--- TASK DETAILS ---
Set down all of the entries word for word, omitting the images they contain.

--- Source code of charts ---
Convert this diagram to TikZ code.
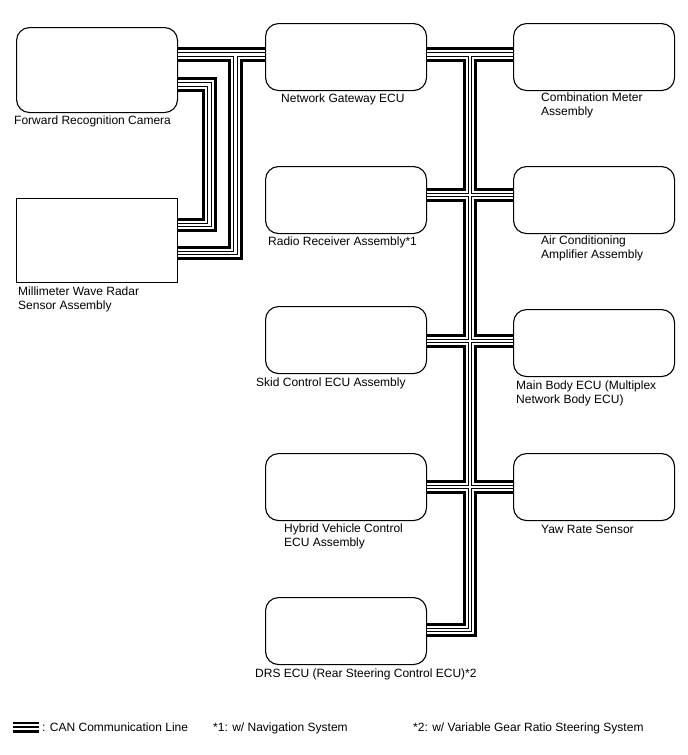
\documentclass[tikz,border=0pt]{standalone}
\usepackage{fontspec}
\setmainfont{Liberation Sans}
\begin{document}
\begin{tikzpicture}[x=1pt,y=-1pt,
  box/.style={draw, line width=1.1pt, fill=white, minimum width=161pt, minimum height=67pt, anchor=north west, inner sep=0pt},
  ecu/.style={box, rounded corners=13pt},
  lbl/.style={font=\fontsize{12}{13.7}\selectfont, inner sep=0pt, align=left, anchor=base west},
]
\useasboundingbox (0,0) rectangle (688,755);
% boxes
\node[ecu, minimum height=85pt] (cam) at (16,27) {};
\node[box, minimum height=84pt] (radar) at (16,198) {};
\node[ecu] (gw) at (265,23) {};
\node[ecu] (cm) at (513,23) {};
\node[ecu] (radio) at (265,166) {};
\node[ecu] (ac) at (513,166) {};
\node[ecu] (skid) at (265,306) {};
\node[ecu] (mb) at (513,309) {};
\node[ecu] (hv) at (265,453) {};
\node[ecu] (yaw) at (513,453) {};
\node[ecu] (drs) at (265,597) {};
% labels (multi-line: coordinate is the baseline of the last line)
\node[lbl] (tcam) at (14,124) {Forward Recognition Camera};
\node[lbl] (tradar) at (18,309.5) {Millimeter Wave Radar\\Sensor Assembly};
\node[lbl] (tgw) at (281,102) {Network Gateway ECU};
\node[lbl] (tcm) at (541,115.5) {Combination Meter\\Assembly};
\node[lbl] (tradio) at (268,245) {Radio Receiver Assembly*1};
\node[lbl] (tac) at (541,258.5) {Air Conditioning\\Amplifier Assembly};
\node[lbl] (tskid) at (256,386) {Skid Control ECU Assembly};
\node[lbl] (tmb) at (516,403.5) {Main Body ECU (Multiplex\\Network Body ECU)};
\node[lbl] (thv) at (284,546.5) {Hybrid Vehicle Control\\ECU Assembly};
\node[lbl] (tyaw) at (541,533) {Yaw Rate Sensor};
\node[lbl] (tdrs) at (255,677) {DRS ECU (Rear Steering Control ECU)*2};
% bus coordinates
\coordinate (y1) at (0,54.5);
\coordinate (y2) at (0,195);
\coordinate (y3) at (0,341);
\coordinate (y4) at (0,487);
\coordinate (y5) at (0,630);
\coordinate (yc) at (0,84.5);
\coordinate (ya) at (0,253);
\coordinate (yb) at (0,225);
\coordinate (ja) at (235.5,54.5);
\coordinate (jak) at (235.5,253);
\coordinate (jb) at (209.5,84.5);
\coordinate (jbk) at (209.5,225);
\coordinate (jt) at (470,54.5);
\coordinate (jtk) at (470,630);
\def\busnet{
  (cam.east |- y1) -- (gw.west |- y1)
  (gw.east |- y1) -- (cm.west |- y1)
  (ja) -- (jak) -- (radar.east |- ya)
  (cam.east |- yc) -- (jb) -- (jbk) -- (radar.east |- yb)
  (jt) -- (jtk) -- (drs.east |- y5)
  (radio.east |- y2) -- (ac.west |- y2)
  (skid.east |- y3) -- (mb.west |- y3)
  (hv.east |- y4) -- (yaw.west |- y4)
}
\foreach \w/\c in {14.6/black, 8.9/white, 4.3/black, 2.3/white} {
  \draw[line width=\w pt, draw=\c, line join=miter, line cap=butt] \busnet;
}
% legend
\draw[line width=1.3pt] (13,723) -- (39,723);
\draw[line width=1.8pt] (13,727) -- (39,727);
\draw[line width=2.6pt] (13,731.3) -- (39,731.3);
\node[lbl] (tleg) at (42,731) {: CAN Communication Line};
\node[lbl] (tn1) at (213,731) {*1: w/ Navigation System};
\node[lbl] (tn2) at (413,731) {*2: w/ Variable Gear Ratio Steering System};
\end{tikzpicture}
\end{document}
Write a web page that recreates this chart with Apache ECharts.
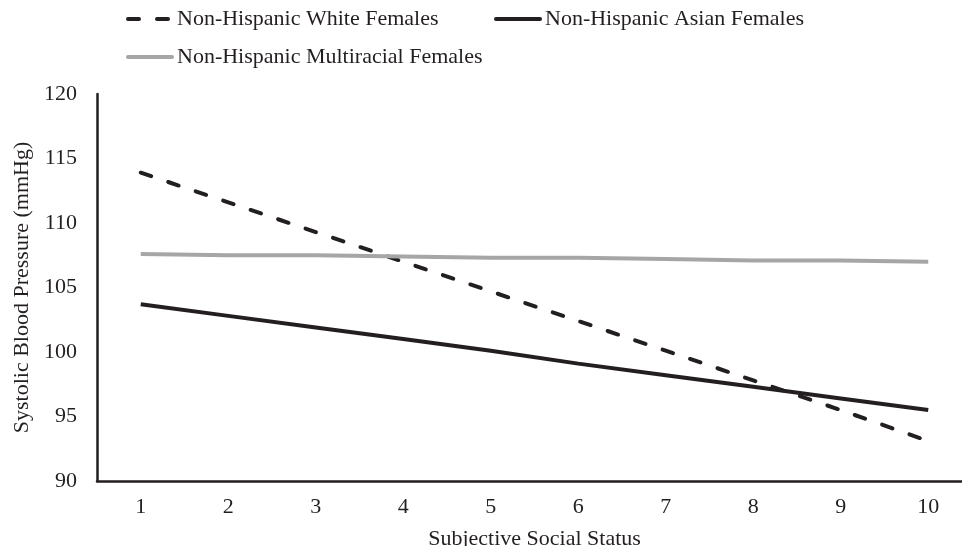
<!DOCTYPE html>
<html><head><meta charset="utf-8">
<script src="https://cdn.jsdelivr.net/npm/echarts@6/dist/echarts.min.js"></script>
<style>html,body{margin:0;padding:0;background:#fff;overflow:hidden}#c{width:100vw;height:100vh}</style>
</head><body><div id="c"></div>
<script>
var categories = ['1','2','3','4','5','6','7','8','9','10'];
var whiteF = [113.9, 111.6, 109.3, 107.0, 104.7, 102.4, 100.1, 97.8, 95.5, 93.1];
var asianF = [103.7, 102.8, 101.9, 101.0, 100.1, 99.1, 98.2, 97.3, 96.4, 95.5];
var multiF = [107.6, 107.5, 107.5, 107.4, 107.3, 107.3, 107.2, 107.1, 107.1, 107.0];
var names = ['Non-Hispanic White Females','Non-Hispanic Asian Females','Non-Hispanic Multiracial Females'];

var font = 'Liberation Serif';
var dark = '#231f20', gray = '#a6a6a6';
var chart = echarts.init(document.getElementById('c'));
var legText = {fontFamily: font, fontSize: 22, color: dark, padding: [0, 0, 0, 0]};
function leg(name, left, top, dash, color) {
  return {data: [name], left: left, top: top, itemWidth: 44, itemHeight: 4, padding: 0,
          textStyle: legText, itemStyle: {opacity: 0},
          lineStyle: {width: 4, color: color, type: dash, cap: 'round'}};
}
chart.setOption({
  animation: false,
  textStyle: {fontFamily: font},
  legend: [leg(names[0], 126, 8, [11, 18], dark), leg(names[1], 494, 8, 'solid', dark), leg(names[2], 126, 46, 'solid', gray)],
  grid: {left: 97, right: -10, top: 94, bottom: 65, containLabel: false, outerBoundsMode: 'none'},
  xAxis: {
    type: 'category', data: categories, boundaryGap: true,
    name: 'Subjective Social Status', nameLocation: 'middle', nameGap: 47,
    nameTextStyle: {fontFamily: font, fontSize: 22, color: dark},
    axisLine: {lineStyle: {color: dark, width: 2.5}},
    axisTick: {show: false},
    axisLabel: {fontFamily: font, fontSize: 22, color: dark, margin: 15}
  },
  yAxis: {
    type: 'value', min: 90, max: 120, interval: 5,
    name: 'Systolic Blood Pressure (mmHg)', nameLocation: 'middle', nameGap: 64,
    nameTextStyle: {fontFamily: font, fontSize: 22, color: dark},
    axisLine: {show: true, lineStyle: {color: dark, width: 2.5}},
    axisTick: {show: false},
    splitLine: {show: false},
    axisLabel: {fontFamily: font, fontSize: 22, color: dark, margin: 20}
  },
  series: [
    {name: names[0], type: 'line', data: whiteF, showSymbol: false, symbol: 'none',
     lineStyle: {color: dark, width: 4, type: [11, 18], cap: 'round'}, itemStyle: {color: dark}},
    {name: names[1], type: 'line', data: asianF, showSymbol: false, symbol: 'none',
     lineStyle: {color: dark, width: 4}, itemStyle: {color: dark}},
    {name: names[2], type: 'line', data: multiF, showSymbol: false, symbol: 'none',
     lineStyle: {color: gray, width: 4}, itemStyle: {color: gray}}
  ]
});
</script></body></html>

--- THE SOLUTION ---
Convert this diagram to TikZ code.
\documentclass[tikz,border=0pt]{standalone}
\usepackage{fontspec}
\setmainfont{Liberation Sans}
\begin{document}
\begin{tikzpicture}[x=1pt,y=-1pt,
  box/.style={draw, line width=1.1pt, fill=white, minimum width=161pt, minimum height=67pt, anchor=north west, inner sep=0pt},
  ecu/.style={box, rounded corners=13pt},
  lbl/.style={font=\fontsize{12}{13.7}\selectfont, inner sep=0pt, align=left, anchor=base west},
]
\useasboundingbox (0,0) rectangle (688,755);
% boxes
\node[ecu, minimum height=85pt] (cam) at (16,27) {};
\node[box, minimum height=84pt] (radar) at (16,198) {};
\node[ecu] (gw) at (265,23) {};
\node[ecu] (cm) at (513,23) {};
\node[ecu] (radio) at (265,166) {};
\node[ecu] (ac) at (513,166) {};
\node[ecu] (skid) at (265,306) {};
\node[ecu] (mb) at (513,309) {};
\node[ecu] (hv) at (265,453) {};
\node[ecu] (yaw) at (513,453) {};
\node[ecu] (drs) at (265,597) {};
% labels (multi-line: coordinate is the baseline of the last line)
\node[lbl] (tcam) at (14,124) {Forward Recognition Camera};
\node[lbl] (tradar) at (18,309.5) {Millimeter Wave Radar\\Sensor Assembly};
\node[lbl] (tgw) at (281,102) {Network Gateway ECU};
\node[lbl] (tcm) at (541,115.5) {Combination Meter\\Assembly};
\node[lbl] (tradio) at (268,245) {Radio Receiver Assembly*1};
\node[lbl] (tac) at (541,258.5) {Air Conditioning\\Amplifier Assembly};
\node[lbl] (tskid) at (256,386) {Skid Control ECU Assembly};
\node[lbl] (tmb) at (516,403.5) {Main Body ECU (Multiplex\\Network Body ECU)};
\node[lbl] (thv) at (284,546.5) {Hybrid Vehicle Control\\ECU Assembly};
\node[lbl] (tyaw) at (541,533) {Yaw Rate Sensor};
\node[lbl] (tdrs) at (255,677) {DRS ECU (Rear Steering Control ECU)*2};
% bus coordinates
\coordinate (y1) at (0,54.5);
\coordinate (y2) at (0,195);
\coordinate (y3) at (0,341);
\coordinate (y4) at (0,487);
\coordinate (y5) at (0,630);
\coordinate (yc) at (0,84.5);
\coordinate (ya) at (0,253);
\coordinate (yb) at (0,225);
\coordinate (ja) at (235.5,54.5);
\coordinate (jak) at (235.5,253);
\coordinate (jb) at (209.5,84.5);
\coordinate (jbk) at (209.5,225);
\coordinate (jt) at (470,54.5);
\coordinate (jtk) at (470,630);
\def\busnet{
  (cam.east |- y1) -- (gw.west |- y1)
  (gw.east |- y1) -- (cm.west |- y1)
  (ja) -- (jak) -- (radar.east |- ya)
  (cam.east |- yc) -- (jb) -- (jbk) -- (radar.east |- yb)
  (jt) -- (jtk) -- (drs.east |- y5)
  (radio.east |- y2) -- (ac.west |- y2)
  (skid.east |- y3) -- (mb.west |- y3)
  (hv.east |- y4) -- (yaw.west |- y4)
}
\foreach \w/\c in {14.6/black, 8.9/white, 4.3/black, 2.3/white} {
  \draw[line width=\w pt, draw=\c, line join=miter, line cap=butt] \busnet;
}
% legend
\draw[line width=1.3pt] (13,723) -- (39,723);
\draw[line width=1.8pt] (13,727) -- (39,727);
\draw[line width=2.6pt] (13,731.3) -- (39,731.3);
\node[lbl] (tleg) at (42,731) {: CAN Communication Line};
\node[lbl] (tn1) at (213,731) {*1: w/ Navigation System};
\node[lbl] (tn2) at (413,731) {*2: w/ Variable Gear Ratio Steering System};
\end{tikzpicture}
\end{document}
Write a web page that recreates this chart with Apache ECharts.
<!DOCTYPE html>
<html><head><meta charset="utf-8">
<script src="https://cdn.jsdelivr.net/npm/echarts@6/dist/echarts.min.js"></script>
<style>html,body{margin:0;padding:0;background:#fff;overflow:hidden}#c{width:100vw;height:100vh}</style>
</head><body><div id="c"></div>
<script>
var categories = ['1','2','3','4','5','6','7','8','9','10'];
var whiteF = [113.9, 111.6, 109.3, 107.0, 104.7, 102.4, 100.1, 97.8, 95.5, 93.1];
var asianF = [103.7, 102.8, 101.9, 101.0, 100.1, 99.1, 98.2, 97.3, 96.4, 95.5];
var multiF = [107.6, 107.5, 107.5, 107.4, 107.3, 107.3, 107.2, 107.1, 107.1, 107.0];
var names = ['Non-Hispanic White Females','Non-Hispanic Asian Females','Non-Hispanic Multiracial Females'];

var font = 'Liberation Serif';
var dark = '#231f20', gray = '#a6a6a6';
var chart = echarts.init(document.getElementById('c'));
var legText = {fontFamily: font, fontSize: 22, color: dark, padding: [0, 0, 0, 0]};
function leg(name, left, top, dash, color) {
  return {data: [name], left: left, top: top, itemWidth: 44, itemHeight: 4, padding: 0,
          textStyle: legText, itemStyle: {opacity: 0},
          lineStyle: {width: 4, color: color, type: dash, cap: 'round'}};
}
chart.setOption({
  animation: false,
  textStyle: {fontFamily: font},
  legend: [leg(names[0], 126, 8, [11, 18], dark), leg(names[1], 494, 8, 'solid', dark), leg(names[2], 126, 46, 'solid', gray)],
  grid: {left: 97, right: -10, top: 94, bottom: 65, containLabel: false, outerBoundsMode: 'none'},
  xAxis: {
    type: 'category', data: categories, boundaryGap: true,
    name: 'Subjective Social Status', nameLocation: 'middle', nameGap: 47,
    nameTextStyle: {fontFamily: font, fontSize: 22, color: dark},
    axisLine: {lineStyle: {color: dark, width: 2.5}},
    axisTick: {show: false},
    axisLabel: {fontFamily: font, fontSize: 22, color: dark, margin: 15}
  },
  yAxis: {
    type: 'value', min: 90, max: 120, interval: 5,
    name: 'Systolic Blood Pressure (mmHg)', nameLocation: 'middle', nameGap: 64,
    nameTextStyle: {fontFamily: font, fontSize: 22, color: dark},
    axisLine: {show: true, lineStyle: {color: dark, width: 2.5}},
    axisTick: {show: false},
    splitLine: {show: false},
    axisLabel: {fontFamily: font, fontSize: 22, color: dark, margin: 20}
  },
  series: [
    {name: names[0], type: 'line', data: whiteF, showSymbol: false, symbol: 'none',
     lineStyle: {color: dark, width: 4, type: [11, 18], cap: 'round'}, itemStyle: {color: dark}},
    {name: names[1], type: 'line', data: asianF, showSymbol: false, symbol: 'none',
     lineStyle: {color: dark, width: 4}, itemStyle: {color: dark}},
    {name: names[2], type: 'line', data: multiF, showSymbol: false, symbol: 'none',
     lineStyle: {color: gray, width: 4}, itemStyle: {color: gray}}
  ]
});
</script></body></html>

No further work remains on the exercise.